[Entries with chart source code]
····················
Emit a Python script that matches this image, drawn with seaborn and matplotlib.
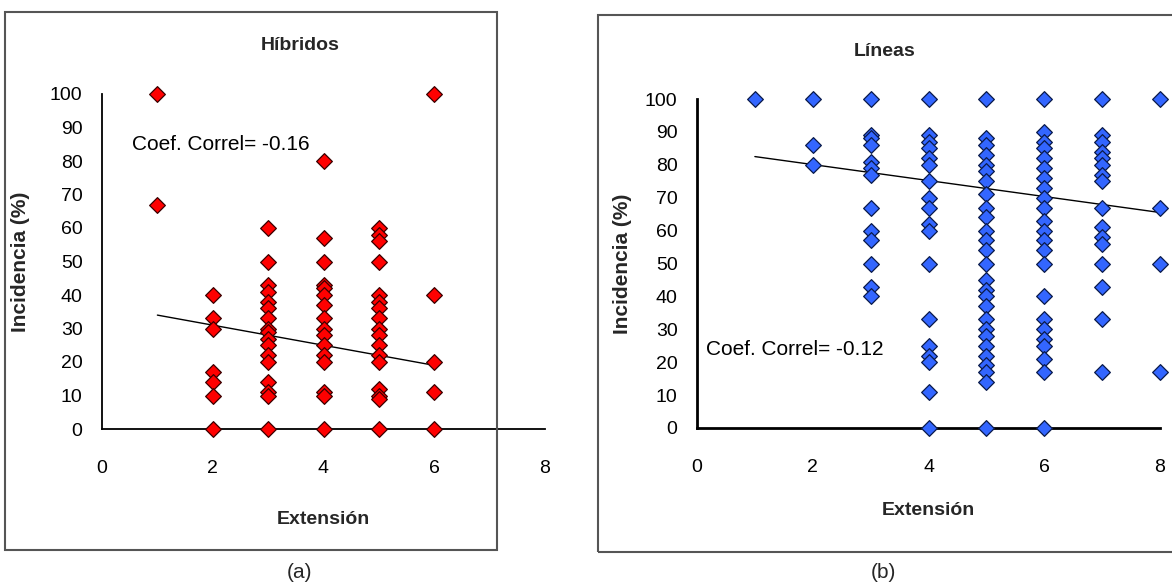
import numpy as np
import pandas as pd
import matplotlib
matplotlib.use("Agg")
import matplotlib.pyplot as plt
from matplotlib.patches import Rectangle
import seaborn as sns

sns.set_style("white")
FONT = ['Liberation Sans', 'DejaVu Sans']
plt.rcParams['font.family'] = FONT

# ---------------- data ----------------
# Híbridos: incidence (%) per extension class
hib_x1 = [100, 67]
hib_x2 = [40, 33, 30, 17, 14, 10, 0]
hib_x3 = [60, 50, 43, 41, 38, 36, 33, 30, 29, 27, 25, 22, 20, 14, 11, 10, 0]
hib_x4 = [80, 57, 50, 43, 42, 40, 37, 33, 30, 28, 25, 22, 20, 11, 10, 0]
hib_x5 = [60, 58, 56, 50, 40, 38, 36, 33, 30, 28, 25, 22, 20, 12, 10, 9, 0]
hib_x6 = [100, 40, 20, 11, 0]
hib_trend_x = [1, 6]
hib_trend_y = [34, 19]

# Líneas
lin_x1 = [100]
lin_x2 = [100, 86, 80]
lin_x3 = [100, 89, 88, 86, 81, 79, 77, 67, 60, 57, 50, 43, 40]
lin_x4 = [100, 89, 87, 85, 82, 80, 75, 70, 67, 62, 60, 50, 33, 25, 22, 20, 11, 0]
lin_x5 = [100, 88, 86, 83, 80, 78, 75, 71, 67, 64, 60, 57, 54, 50, 45, 42, 40,
          37, 33, 30, 28, 25, 22, 19, 17, 14, 0]
lin_x6 = [100, 90, 87, 85, 82, 79, 76, 73, 70, 67, 63, 60, 57, 54, 50, 40, 33,
          30, 27, 25, 21, 17, 0]
lin_x7 = [100, 89, 87, 84, 82, 80, 77, 75, 67, 61, 58, 56, 50, 43, 33, 17]
lin_x8 = [100, 67, 50, 17]
lin_trend_x = [1, 8]
lin_trend_y = [82.5, 65.5]

x_ticks = [0, 2, 4, 6, 8]
y_ticks = [0, 10, 20, 30, 40, 50, 60, 70, 80, 90, 100]
titles = ["Híbridos", "Líneas"]
coef_labels = ["Coef. Correl= -0.16", "Coef. Correl= -0.12"]
xlabel = "Extensión"
ylabel = "Incidencia (%)"
panel_labels = ["(a)", "(b)"]


def to_frame(groups):
    xs, ys = [], []
    for ext, vals in groups:
        xs += [ext] * len(vals)
        ys += list(vals)
    return pd.DataFrame({"Extensión": xs, "Incidencia": ys})


df_hib = to_frame([(1, hib_x1), (2, hib_x2), (3, hib_x3), (4, hib_x4),
                   (5, hib_x5), (6, hib_x6)])
df_lin = to_frame([(1, lin_x1), (2, lin_x2), (3, lin_x3), (4, lin_x4),
                   (5, lin_x5), (6, lin_x6), (7, lin_x7), (8, lin_x8)])

W, H = 1172, 587
fig = plt.figure(figsize=(W / 100, H / 100), dpi=100)
fig.patch.set_facecolor("white")

# panel frames
fig.patches.append(Rectangle((5 / W, 1 - 550 / H), 492 / W, 538 / H,
                             transform=fig.transFigure, fill=False,
                             edgecolor="#555555", linewidth=1.5))
fig.patches.append(Rectangle((598 / W, 1 - 552 / H), 580 / W, 537 / H,
                             transform=fig.transFigure, fill=False,
                             edgecolor="#555555", linewidth=1.5))

ax1 = fig.add_axes([102 / W, 1 - 429 / H, 443 / W, 335 / H])
ax2 = fig.add_axes([697 / W, 1 - 428 / H, 463 / W, 329 / H])

specs = [
    (ax1, df_hib, "#FF0000", "#3a0000", hib_trend_x, hib_trend_y, 1.3, 25),
    (ax2, df_lin, "#3366FF", "#0a1a4a", lin_trend_x, lin_trend_y, 2.0, 19),
]

for i, (ax, df, fc, ec, tx, ty, lw, lp) in enumerate(specs):
    ax.set_facecolor("white")
    sns.lineplot(x=tx, y=ty, ax=ax, color="black", linewidth=1.0, zorder=2)
    sns.scatterplot(data=df, x="Extensión", y="Incidencia", ax=ax, marker="D",
                    s=64, color=fc, edgecolor=ec, linewidth=0.9, zorder=3,
                    clip_on=False)
    ax.set_xlim(0, 8)
    ax.set_ylim(0, 100)
    ax.set_xticks(x_ticks)
    ax.set_yticks(y_ticks)
    ax.tick_params(axis="both", labelsize=14, direction="out", length=5,
                   width=1.2, colors="black")
    ax.tick_params(axis="x", pad=17)
    ax.tick_params(axis="y", pad=9)
    for sp in ["top", "right"]:
        ax.spines[sp].set_visible(False)
    ax.spines["left"].set_linewidth(lw)
    ax.spines["bottom"].set_linewidth(lw)
    ax.spines["left"].set_color("black")
    ax.spines["bottom"].set_color("black")
    ax.set_xlabel(xlabel, fontsize=14, fontweight="bold", labelpad=lp)
    ax.set_ylabel(ylabel, fontsize=15, fontweight="bold", labelpad=8)
    ax.grid(False)

# titles & annotations (figure coordinates)
fig.text(300 / W, 1 - 45 / H, titles[0], ha="center", va="center",
         fontsize=14, fontweight="bold")
fig.text(885 / W, 1 - 52 / H, titles[1], ha="center", va="center",
         fontsize=14, fontweight="bold")
ax1.text(0.55, 85, coef_labels[0], fontsize=15, ha="left", va="center",
         color="black")
ax2.text(0.15, 24, coef_labels[1], fontsize=15, ha="left", va="center",
         color="black")
fig.text(300 / W, 1 - 572 / H, panel_labels[0], ha="center", va="center",
         fontsize=15)
fig.text(883 / W, 1 - 572 / H, panel_labels[1], ha="center", va="center",
         fontsize=15)

# ylabel positions
ax1.yaxis.set_label_coords(-(102 - 30) / 443, 0.5)
ax2.yaxis.set_label_coords(-(697 - 632) / 463, 0.5)

fig.savefig("out.png", dpi=100, facecolor="white")
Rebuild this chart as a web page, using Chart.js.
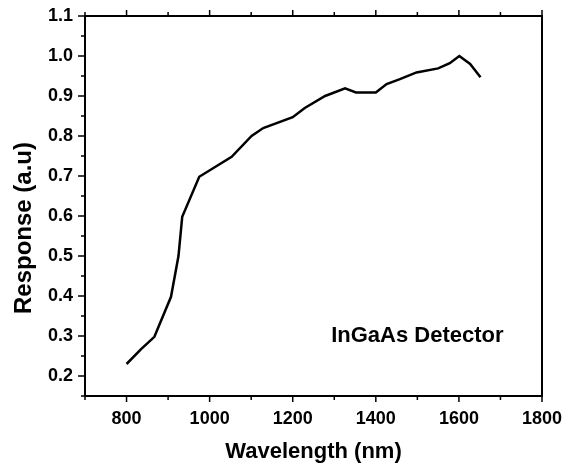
<!DOCTYPE html>
<html>
<head>
<meta charset="utf-8">
<script src="https://cdn.jsdelivr.net/npm/chart.js@4/dist/chart.umd.min.js"></script>
<style>
  html, body { margin: 0; padding: 0; background: #fff; }
  #wrap { width: 566px; height: 471px; }
</style>
</head>
<body>
<div id="wrap"><canvas id="c" width="566" height="471"></canvas></div>
<script>
// ---- data ----
const wavelength = [800, 835, 867, 907, 925, 934, 975, 1017, 1053, 1101, 1129, 1200, 1229, 1278, 1326, 1352, 1400, 1426, 1458, 1498, 1550, 1578, 1601, 1627, 1652];
const response   = [0.23, 0.267, 0.298, 0.398, 0.50, 0.598, 0.698, 0.725, 0.748, 0.80, 0.82, 0.847, 0.87, 0.90, 0.919, 0.909, 0.909, 0.93, 0.942, 0.959, 0.969, 0.982, 1.00, 0.98, 0.947];
const xTickLabels = [800, 1000, 1200, 1400, 1600, 1800];
const yTickLabels = [0.2, 0.3, 0.4, 0.5, 0.6, 0.7, 0.8, 0.9, 1.0, 1.1];
const xMinorTicks = [700, 900, 1100, 1300, 1500, 1700];
const yMinorTicks = [0.15, 0.25, 0.35, 0.45, 0.55, 0.65, 0.75, 0.85, 0.95, 1.05];
const seriesLabel = 'InGaAs Detector';
const xTitle = 'Wavelength (nm)';
const yTitle = 'Response (a.u)';

const FONT = '"Liberation Sans", Arial, sans-serif';

const framePlugin = {
  id: 'frame',
  afterDraw(chart) {
    const {ctx, chartArea: a, scales: {x, y}} = chart;
    ctx.save();
    ctx.strokeStyle = '#000';
    ctx.lineWidth = 2;
    ctx.strokeRect(a.left, a.top, a.right - a.left, a.bottom - a.top);
    ctx.lineWidth = 1.5;
    ctx.beginPath();
    const xt = (v, len) => {
      const px = x.getPixelForValue(v);
      ctx.moveTo(px, a.bottom); ctx.lineTo(px, a.bottom + len);
      ctx.moveTo(px, a.top); ctx.lineTo(px, a.top - len);
    };
    const yt = (v, len) => {
      const py = y.getPixelForValue(v);
      ctx.moveTo(a.left, py); ctx.lineTo(a.left - len, py);
    };
    xTickLabels.forEach(v => xt(v, 6));
    xMinorTicks.forEach(v => xt(v, 4));
    yTickLabels.forEach(v => yt(v, 7));
    yMinorTicks.forEach(v => yt(v, 4));
    ctx.stroke();

    // in-plot label
    ctx.fillStyle = '#000';
    ctx.font = 'bold 22px ' + FONT;
    ctx.textAlign = 'center';
    ctx.textBaseline = 'middle';
    ctx.fillText(seriesLabel, x.getPixelForValue(1500), y.getPixelForValue(0.30));

    // y axis title
    ctx.translate(24, 228);
    ctx.rotate(-Math.PI / 2);
    ctx.font = 'bold 24px ' + FONT;
    ctx.fillText(yTitle, 0, 0);
    ctx.restore();
  }
};

new Chart(document.getElementById('c'), {
  type: 'line',
  data: {
    datasets: [{
      label: seriesLabel,
      data: wavelength.map((w, i) => ({x: w, y: response[i]})),
      borderColor: '#000',
      borderWidth: 2.5,
      pointRadius: 0,
      tension: 0,
      fill: false
    }]
  },
  options: {
    responsive: false,
    animation: false,
    layout: { padding: { top: 16, right: 24, left: 0, bottom: 0 } },
    plugins: { legend: { display: false }, tooltip: { enabled: false } },
    scales: {
      x: {
        type: 'linear',
        min: 700, max: 1800,
        afterBuildTicks: s => { s.ticks = xTickLabels.map(v => ({value: v})); },
        afterFit: s => { s.height = 75; s.paddingLeft = 0; s.paddingRight = 0; },
        grid: { display: false, drawTicks: false },
        border: { display: false },
        ticks: { color: '#000', font: { family: FONT, size: 18, weight: 'bold' }, padding: 12, autoSkip: false, maxRotation: 0, callback: v => String(v) },
        title: { display: true, text: xTitle, color: '#000', font: { family: FONT, size: 22, weight: 'bold' }, padding: { top: 0, bottom: 6 } }
      },
      y: {
        type: 'linear',
        min: 0.15, max: 1.1,
        afterBuildTicks: s => { s.ticks = yTickLabels.map(v => ({value: v})); },
        afterFit: s => { s.width = 85; s.paddingTop = 0; s.paddingBottom = 0; },
        grid: { display: false, drawTicks: false },
        border: { display: false },
        ticks: { color: '#000', font: { family: FONT, size: 18, weight: 'bold' }, padding: 12, callback: v => Number(v).toFixed(1) }
      }
    }
  },
  plugins: [framePlugin]
});
</script>
</body>
</html>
····················
REQUIREMENT —
Locate all lines that include the word "seaborn" and copy them out.

WORKED SOLUTION —
Emit a Python script that matches this image, drawn with seaborn and matplotlib.
import seaborn as sns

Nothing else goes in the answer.